Time for another good debate. I know b_a_betterperson will love this one.
I attended a conference at the Waldorf Astoria on Park Avenue in NYC this morning. KPMG (accounting & consulting firm) was running a global sourcing seminar directed at C-Level executives. There were about 60 CEO’s, CFO’s, CIO’s from around the world.
A panel of 5 speakers led the discussion
- Industry Trends - KPMG consulting, Managing Partner from Australia
- Corp Perspective - Chief Strategic Sourcing Officer for Guardian Insurance
- Corp Perspective - VP of global shared services for Pfizer Pharmaceuticals
- Tax – KPMG managing partner in their NY tax practice
- Technology – VP from Gartner Group (Technology think tank)
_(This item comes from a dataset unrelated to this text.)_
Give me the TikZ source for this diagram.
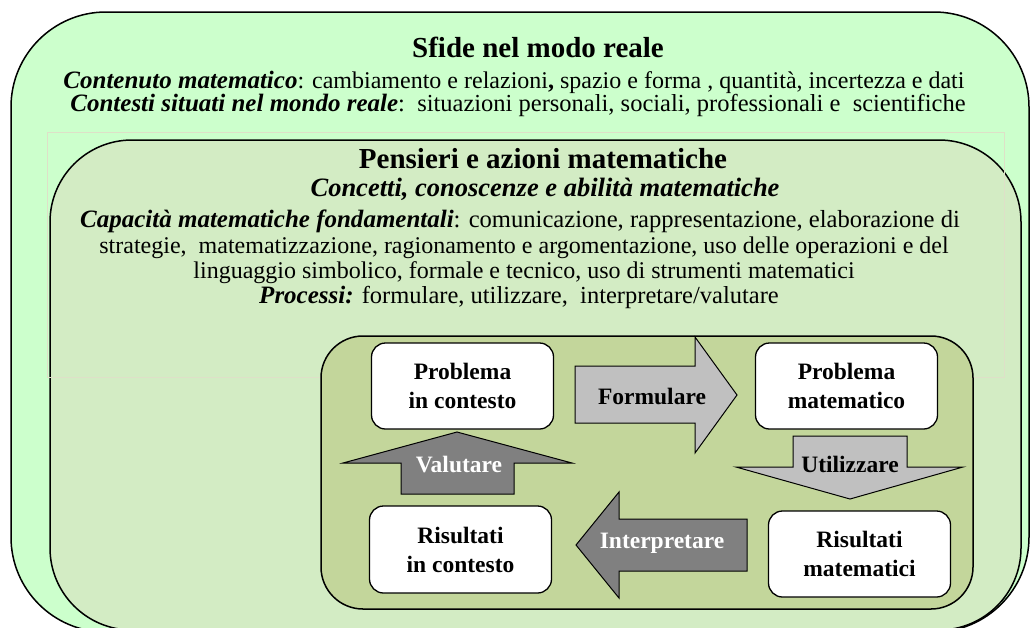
\documentclass[tikz,border=0pt]{standalone}
\usepackage{fontspec}
\setmainfont{Liberation Serif}
\definecolor{outerg}{RGB}{204,255,204}
\definecolor{midg}{RGB}{211,236,196}
\definecolor{oliveg}{RGB}{195,214,155}
\definecolor{faintc}{RGB}{222,224,200}
\definecolor{lgray}{RGB}{192,192,192}
\definecolor{dgray}{RGB}{128,128,128}
\newcommand{\ttlfont}{\fontsize{29}{29}\selectfont\bfseries}
\newcommand{\fsz}[1]{\fontsize{#1}{#1}\selectfont}
\newcommand{\bi}[1]{{\fontsize{25}{25}\selectfont\bfseries\itshape #1}}
\newcommand{\lblfont}{\fontsize{23.5}{29}\selectfont\bfseries}
\begin{document}
\begin{tikzpicture}[x=1pt,y=-1pt,
  box/.style={draw=black, line width=1.5pt, inner sep=0pt},
  wbox/.style={draw=black, line width=1.3pt, fill=white, rounded corners=14pt, inner sep=0pt, minimum width=182pt, minimum height=86pt},
  lbl/.style={align=center, font=\lblfont, inner sep=0pt},
  line/.style={anchor=base, inner sep=0pt},
  barrow/.style={draw=black, line width=1pt, line join=miter}
]
\useasboundingbox (0,0) rectangle (1032,627);
\clip (0,0) rectangle (1032,627);

% outer box
\node[box, fill=outerg, minimum width=1018pt, minimum height=620pt, rounded corners=95pt] (outerbox) at (520,322) {};
% second box
\node[box, fill=midg, minimum width=971pt, minimum height=490pt, rounded corners=82pt] (midbox) at (535.5,385) {};
% faint frame
\node[draw=faintc, line width=1pt, minimum width=957pt, minimum height=245pt, inner sep=0pt] (frame) at (525.5,254.5) {};
% olive box
\node[box, fill=oliveg, minimum width=652pt, minimum height=273pt, rounded corners=42pt] (olivebox) at (647,472.5) {};

% outer texts
\node[line] (t1) at (538,57) {\ttlfont Sfide nel modo reale};
\node[line] (t2) at (514,88) {\fsz{24}\bi{Contenuto matematico}: cambiamento e relazioni\textbf{,} spazio e forma , quantità, incertezza e dati};
\node[line] (t3) at (518,111) {\fsz{24.5}\bi{Contesti situati nel mondo reale}:\ \ situazioni personali, sociali, professionali e\ \ scientifiche};

% second box texts
\node[line] (p1) at (543,168) {\ttlfont Pensieri e azioni matematiche};
\node[line] (p2) at (545,196) {\fontsize{26.5}{26.5}\selectfont\bfseries\itshape Concetti, conoscenze e abilità matematiche};
\node[line] (p3) at (520,227) {\fsz{24.6}\bi{Capacità matematiche fondamentali}: comunicazione, rappresentazione, elaborazione di};
\node[line] (p4) at (524,253) {\fsz{24}strategie,\ \ matematizzazione, ragionamento e argomentazione, uso delle operazioni e del};
\node[line] (p5) at (524,278) {\fsz{24}linguaggio simbolico, formale e tecnico, uso di strumenti matematici};
\node[line] (p6) at (519,303) {\fsz{24.5}\bi{Processi:} formulare, utilizzare,\ \ interpretare/valutare};

% white boxes
\node[wbox] (pc) at (462.5,386) {};
\node[lbl] (pclbl) at (pc) {Problema\\in contesto};
\node[wbox] (pm) at (846.5,386) {};
\node[lbl] (pmlbl) at (pm) {Problema\\matematico};
\node[wbox, minimum height=87pt] (rc) at (460.5,549.5) {};
\node[lbl] (rclbl) at (rc) {Risultati\\in contesto};
\node[wbox] (rm) at (859.5,554) {};
\node[lbl] (rmlbl) at (rm) {Risultati\\matematici};

% block arrows
\draw[barrow, fill=lgray] (575,366) -- (695,366) -- (695,337) -- (737,395) -- (695,453) -- (695,423) -- (575,423) -- cycle;
\node[lbl] (formulare) at (652,396) {Formulare};

\draw[barrow, fill=lgray] (793,436) -- (907,436) -- (907,467) -- (963,467) -- (850,499) -- (736,467) -- (793,467) -- cycle;
\node[lbl] (utilizzare) at (850,464) {Utilizzare};

\draw[barrow, fill=dgray] (747,519) -- (619,519) -- (619,492) -- (576,545) -- (619,598) -- (619,571) -- (747,571) -- cycle;
\node[lbl, text=white] (interpretare) at (662,543) {Interpretare};

\draw[barrow, fill=dgray] (401,494) -- (514,494) -- (514,463) -- (572,463) -- (457,432) -- (343,463) -- (401,463) -- cycle;
\node[lbl, text=white] (valutare) at (459,465) {Valutare};
\end{tikzpicture}
\end{document}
The discussion was mainly focused on outsourced services (i.e. call centers) but one thing that occurred to me as I sat there listening to the speakers is that there is a whole, fairly mature industry, built up around outsourcing. Consultants for negotiating your contracts, India experts, China experts, technology experts to make it all work, tax consultants to handle transfer pricing across national borders, consultants to teach your people how to move an operation, or find the right partner to outsource with, and on and on.......
My point is that if you're holding on to the archaic belief that you can "Bah Merican" you are sorely out of touch with reality. The auto industry may not be there yet but it is coming. National borders are irrelevant to the business world right now.
U.S. companies are outsourcing to India. Indian companies are in turn re-sourcing the work to Vietnam (coming on strong) and China. As I said, we were focused on services but, it could just as easily be manufacturing, or as the VP from Pfizer indicated, even intellectual property creation is being outsourced in the form of pharmaceutical research in India.
It's not gaining momentum, it's there. Companies know how to do it and there is a huge support apparatus in place. In 10 years it will be impossible to tell what the "U.S. content" of goods and services are or where the profits are ultimately going.
I for one think this is a good thing for the world at large. Others may disagree. Regardless, you are sadly deluding yourself if you think you can do anything to stop it by suporting locally produced goods.
So, go buy that Korean produced Porsche with the Mexican engine and Indian transmission. And drive it proudly!